The event, organized by the McGill chapter of End Poverty Now, raised $4,933 last week. The funds will be donated to the Projet Autochtones du Quebec, a homeless shelter near Montreal’s Chinatown.

The campaign’s rules, which are the same at each participating university, are fairly simple: students are allowed no pocket money, can only eat food that is donated to them, aren’t allowed access to showers, and can only venture indoors to attend class or extracurricular activities. Though the students are allowed to come indoors if temperatures reach dangerously low levels, last week’s near-balmy weather made that unnecessary.

“It’s actually not as bad as you would think,” said Mertens, U3 education. “The weather’s been fantastic, and all of our friends are really supportive.”

After spending the first night outside the Bronfman Building, the students moved to the Roddick Gates before finally settling on a patch of concrete near the Milton Gates. Though the area is harshly lit and a bit loud when trucks pass on University Street, it does receive a lot of foot traffic.

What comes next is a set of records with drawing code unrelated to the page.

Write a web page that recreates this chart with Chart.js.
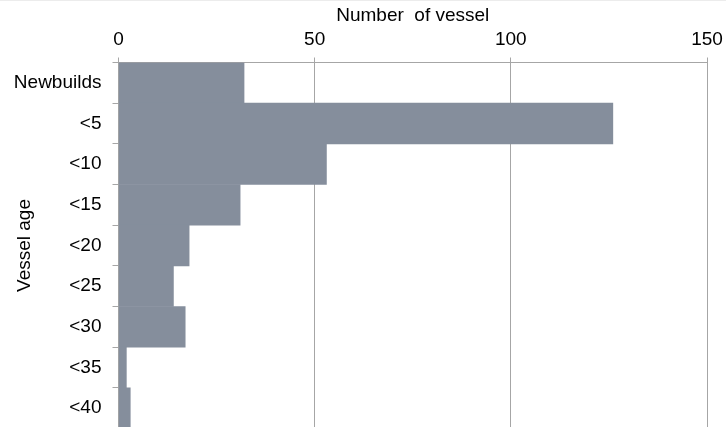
<!DOCTYPE html>
<html>
<head>
<meta charset="utf-8">
<script src="https://cdn.jsdelivr.net/npm/chart.js@4/dist/chart.umd.min.js"></script>
<style>
  html, body { margin: 0; padding: 0; background: #fff; overflow: hidden; }
  #wrap { position: relative; width: 726px; height: 427px; overflow: hidden; border-top: 1px solid #ececec; box-sizing: border-box; }
  #ageChart { position: absolute; left: 0; top: -1px; }
</style>
</head>
<body>
<div id="wrap">
  <canvas id="ageChart" width="726" height="430"></canvas>
</div>
<script>
// Fleet age profile
const ageGroups = ['Newbuilds', '<5', '<10', '<15', '<20', '<25', '<30', '<35', '<40'];
const vesselCounts = [32, 126, 53, 31, 18, 14, 17, 2, 3];
const countTicks = [0, 50, 100, 150];

const FONT = "'Liberation Sans', Arial, sans-serif";
const AXIS_GREY = '#a6a6a6';

const ctx = document.getElementById('ageChart').getContext('2d');

new Chart(ctx, {
  type: 'bar',
  data: {
    labels: ageGroups,
    datasets: [{
      label: 'Number of vessel',
      data: vesselCounts,
      backgroundColor: '#858e9c',
      borderWidth: 0,
      barPercentage: 1,
      categoryPercentage: 1
    }]
  },
  options: {
    indexAxis: 'y',
    responsive: false,
    animation: false,
    devicePixelRatio: 1,
    layout: { padding: { left: 0, right: 19, top: 0, bottom: 1.5 } },
    plugins: {
      legend: { display: false },
      tooltip: { enabled: false }
    },
    scales: {
      x: {
        position: 'top',
        min: 0,
        max: 150,
        afterBuildTicks: scale => {
          scale.ticks = countTicks.map(v => ({ value: v }));
        },
        afterFit: scale => {
          // fixed band for the top axis; end labels may hang into the padding
          scale.height = 62.5;
          scale.paddingLeft = 0;
          scale.paddingRight = 0;
        },
        ticks: {
          color: '#000',
          padding: 6,
          maxRotation: 0,
          font: { family: FONT, size: 19 }
        },
        grid: {
          color: AXIS_GREY,
          lineWidth: 1,
          tickLength: 5,
          drawTicks: true
        },
        border: { display: true, color: AXIS_GREY, width: 1 },
        title: {
          display: true,
          text: 'Number  of vessel',
          color: '#000',
          padding: { top: 4, bottom: 0 },
          font: { family: FONT, size: 19 }
        }
      },
      y: {
        afterFit: scale => {
          scale.width = 118.5;
          scale.paddingTop = 0;
          scale.paddingBottom = 0;
        },
        ticks: {
          color: '#000',
          padding: 11,
          font: { family: FONT, size: 19 }
        },
        grid: {
          offset: true,
          drawOnChartArea: false,
          drawTicks: true,
          tickLength: 6,
          color: AXIS_GREY
        },
        border: { display: true, color: AXIS_GREY, width: 1 },
        title: {
          display: true,
          text: 'Vessel age',
          color: '#000',
          padding: { top: 13, bottom: 0 },
          font: { family: FONT, size: 19 }
        }
      }
    }
  }
});
</script>
</body>
</html>
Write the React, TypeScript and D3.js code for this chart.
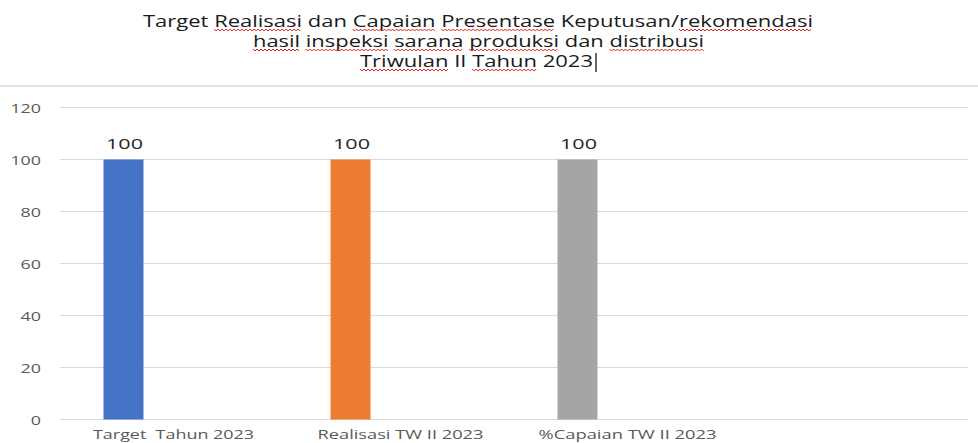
import React, { useEffect, useRef } from 'react';
import * as d3 from 'd3';

const categories = ['Target  Tahun 2023', 'Realisasi TW II 2023', '%Capaian TW II 2023'];
const values = [100, 100, 100];
const barColors = ['#4472C4', '#ED7D31', '#A5A5A5'];
const yTicks = [0, 20, 40, 60, 80, 100, 120];

const titleLines = [
  'Target Realisasi dan Capaian Presentase Keputusan/rekomendasi',
  'hasil inspeksi sarana produksi dan distribusi',
  'Triwulan II Tahun 2023',
];
// words marked by the spell checker in the original screenshot
const flaggedWords = [
  ['Realisasi', 'Capaian', 'Presentase', 'rekomendasi'],
  ['hasil', 'inspeksi', 'sarana', 'produksi', 'distribusi'],
  ['Triwulan', 'Tahun'],
];

const W = 978;
const H = 443;
const FONT = '"Open Sans", "Noto Sans", sans-serif';

const App: React.FC = () => {
  const svgRef = useRef<SVGSVGElement>(null);

  // the image was stretched sideways, so every text gets a fixed width
  const titleWidths = [670, 451, 233];
  const labelWidths = [161, 166, 178];

  const x = d3.scaleBand<string>()
    .domain([...categories, '']) // empty fourth slot, as in the original plot area
    .range([60, 968]);

  // clustered layout: each value sits in the first slot of its cluster
  const slot = d3.scaleBand<string>()
    .domain(['a', 'b', 'c'])
    .range([0, 140])
    .paddingInner(0.2);

  const y = d3.scaleLinear().domain([0, 120]).range([419.5, 107.5]);

  const barX = (c: string) => (x(c) || 0) + x.bandwidth() / 2 - 70 + (slot('a') || 0);

  useEffect(() => {
    if (!svgRef.current) return;
    const svg = d3.select(svgRef.current);
    svg.selectAll('.squiggle').remove();

    svg.selectAll<SVGTextElement, unknown>('text.title-line').each(function (_d, i) {
      const line = titleLines[i];
      const baseY = +(this.getAttribute('y') || 0);
      flaggedWords[i].forEach(word => {
        const start = line.indexOf(word);
        if (start < 0) return;
        const end = start + word.length - 1;
        const x0 = this.getStartPositionOfChar(start).x;
        const x1 = this.getEndPositionOfChar(end).x;
        const pts: [number, number][] = [];
        let k = 0;
        for (let px = x0; px <= x1; px += 2, k++) {
          pts.push([px, baseY + 3.5 + (k % 2 === 0 ? -1 : 1)]);
        }
        svg.append('path')
          .attr('class', 'squiggle')
          .attr('d', d3.line()(pts) || '')
          .attr('fill', 'none')
          .attr('stroke', '#E0241B')
          .attr('stroke-width', 1);
      });
    });
  }, []);

  return (
    <svg
      ref={svgRef}
      width={W}
      height={H}
      style={{ position: 'absolute', left: 0, top: 0, background: '#fff' }}
      fontFamily={FONT}
    >
      <rect width={W} height={H} fill="#fff" />

      {titleLines.map((t, i) => (
        <text
          key={t}
          className="title-line"
          x={[478, 478.5, 476.5][i]}
          y={26.5 + i * 20}
          textAnchor="middle"
          fontSize={17}
          fill="#1a1a1a"
          textLength={titleWidths[i]}
          lengthAdjust="spacingAndGlyphs"
        >
          {t}
        </text>
      ))}
      {/* text cursor after the title */}
      <line x1={596} x2={596} y1={53} y2={72} stroke="#000" strokeWidth={1.2} />

      <line x1={0} x2={W} y1={86} y2={86} stroke="#D9D9D9" strokeWidth={1.3} />

      {yTicks.map(t => (
        <g key={t}>
          <line x1={60} x2={968} y1={y(t)} y2={y(t)} stroke="#D9D9D9" strokeWidth={1} />
          <text
            x={41}
            y={y(t) + 5}
            textAnchor="end"
            fontSize={13}
            fill="#595959"
            textLength={String(t).length * 10.2}
            lengthAdjust="spacingAndGlyphs"
          >
            {t}
          </text>
        </g>
      ))}

      {categories.map((c, i) => (
        <g key={c}>
          <rect
            x={barX(c)}
            y={y(values[i])}
            width={slot.bandwidth()}
            height={y(0) - y(values[i])}
            fill={barColors[i]}
          />
          <text
            x={barX(c) + slot.bandwidth() / 2 + 1}
            y={y(values[i]) - 11}
            textAnchor="middle"
            fontSize={14}
            fill="#262626"
            textLength={37}
            lengthAdjust="spacingAndGlyphs"
          >
            {values[i]}
          </text>
          <text
            x={(x(c) || 0) + x.bandwidth() / 2}
            y={439}
            textAnchor="middle"
            fontSize={13.5}
            fill="#595959"
            style={{ whiteSpace: 'pre' }}
            textLength={labelWidths[i]}
            lengthAdjust="spacingAndGlyphs"
          >
            {c}
          </text>
        </g>
      ))}
    </svg>
  );
};

export default App;
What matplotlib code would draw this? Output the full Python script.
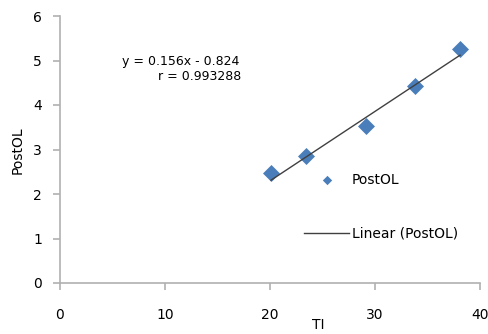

“It’s guarded from the wind, so it’s fairly warm at night,” said Sault, who is also the national director of End Poverty Now. “It seems to be a good location. We’re reaching a lot of people here.”

Because they could only eat donated food, the participating students subsisted on Tim Horton’s and peanut-butter-and-jelly sandwiches given to them by friends and passers-by. Enough food was donated, however, that the students had trouble polishing it all off.

“We don’t know what to do with all the food,” Sault said during the event. “We actually went and gave it to homeless people yesterday because we had too much food here.”

In addition to the six students who spent all five nights outside, approximately 25 guest sleepers spent a night or two in the cold to show support for the cause. According to Sault, a homeless man named Jean joined the group one night and even offered to donate some food, which the students refused.

The event’s organizers initially had some trouble obtaining permission to hold the event on campus, as the administration does not normally allow overnight events. The request was forwarded to the office of Deputy Provost (Student Life and Learning) Morton Mendelson, however, who looked into the event and signed off on it.

“There are certain kinds of events – certain kinds of fundraisers, typically – for which we feel, under certain circumstances, we can make exceptions,” Mendelson said. “That’s what we ultimately told the group.”

According to Sault, the university was “very supportive” of the campaign. She and the other organizers hope to expand the event in the future, perhaps by recruiting semi-famous guest sleepers such as Justin Trudeau, who spent a night outside at Concordia’s event this year.

Both Sault and Mertens were careful to emphasize, however, that spending five nights outside on campus is just a small taste of the conditions the homeless face on a daily basis.

“I don’t consider it living like a homeless person,” Mertens said, “because we’re certainly still very privileged.”